Triggers
Editor’s note: my computer is being an absolute butt right now, so I was not able to pull together the high-quality Cracks you love and fear. The only thing I have is the intro, which turned out to be way longer than normal, because I wrote it on my phone so space means nothing. Just imagine yourself at an open mic, and I’m that lady who stands up and says she’s going to do some spoken word, and 40 minutes in you desperately try and think of an excuse to go get something out of your car. ENJOY!
Watching media coverage of the fires on the west coast triggers memories that are all too familiar if you grew up in the west.
Much of my childhood was spent on the front range of the Rocky Mountains in Colorado in a weird in-between climate that was yucca and plains and pine trees. And each summer, forest fires were a familiar part of the seasons. My first forest fire I remember was when I was ten or 11. Colorado was in the beginning of what would become years of drought. I remember on the news they talked about how the size and ferocity of those fires was just not normal. You’d wake up and the sun was hidden behind smoke, and the color was like a cloudy day without rain. My little sister had asthma and I remember my mom making us stay inside so it wouldn’t trigger her coughing, so hard my sister sometimes threw up from it.
Forest fires are a normal part of healthy forest ecosystem. It helps get rid of old and dying growth and the cleared earth provides space for new saplings. But the kind of forest fires I grew up with were not like that. These forest fires usually start by accident. A fire at a camp. A party. One was started by a woman burning old love letters in her backyard. I wonder if she saw those acres and acres of scorched land, and if it felt like a broken heart.
Fire is fun to play with. People joke about being “pyros” but I think everybody likes playing with fire at least a little bit. But the pain of a burn is one of my least favorite feelings. Anyone who’s accidentally set something on fire in the kitchen knows the absolute adrenaline that fills you as you try to quash it.
The pictures of fires this week remind me especially of 2012 in Colorado. Not soon after I graduated I went back to work in Colorado for the summer. I went to run some errands one day with my mom and as we drove up in the direction of the mountains we saw a huge plume of smoke on the mountain directly in front of us. We stopped and took pictures. You could see the flames. I’d never been so close to such a big fire. It grew. And over the next few weeks it came closer and closer to the city, and friends and their families near the hills had to start evacuating. It was unlikely it would come to our house, but I still made a pile in my childhood room with my passport and a few family photos.
One of my best friends was working that summer in Mexico City. He checked in often to see I was okay and to ask about the fires. His parents asked him which of his things he wanted them to grab if they had to evacuate. I remember he mentioned a childhood beanie baby. A dragon. I had had the same one, in white. We laughed about being the same weird kids.
The fire kept growing. It was carried closer to the town when a flaming deer jumped a highway, bringing destruction behind it.
I went out with a friend to go watch the fire one night as it came down the mountain.
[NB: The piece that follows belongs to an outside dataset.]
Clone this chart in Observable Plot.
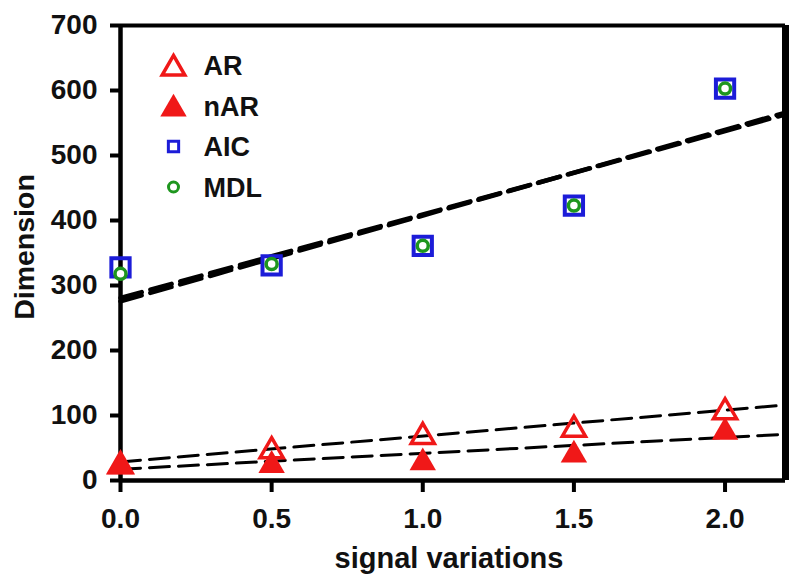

It was miles away but you could see the fire clearly, peacocking flames in the sky. It was terrifying and exciting.
A few weeks later my friend in Mexico City died. It was tragic and abrupt. My grief that summer felt like a sharp knife I carried in my belly. Inside and out was hazy, smoky. I felt a little like that deer. Like I’d like to carry my pain and destroy everything around me, desperate to let people know just how fucking sad I was.
I found some solace in TV, in alphabetizing the albums at the record store I worked at, my bike ride each morning down long open avenues. The fire moved away, but the mountains on the front range were left bald and burned. I was sad, but time went on. The grief inside of me has become more dulled, but is still twisted around my guts.
I guess I just mean to say that fire is a trigger, a visceral reminder of the things I cannot control.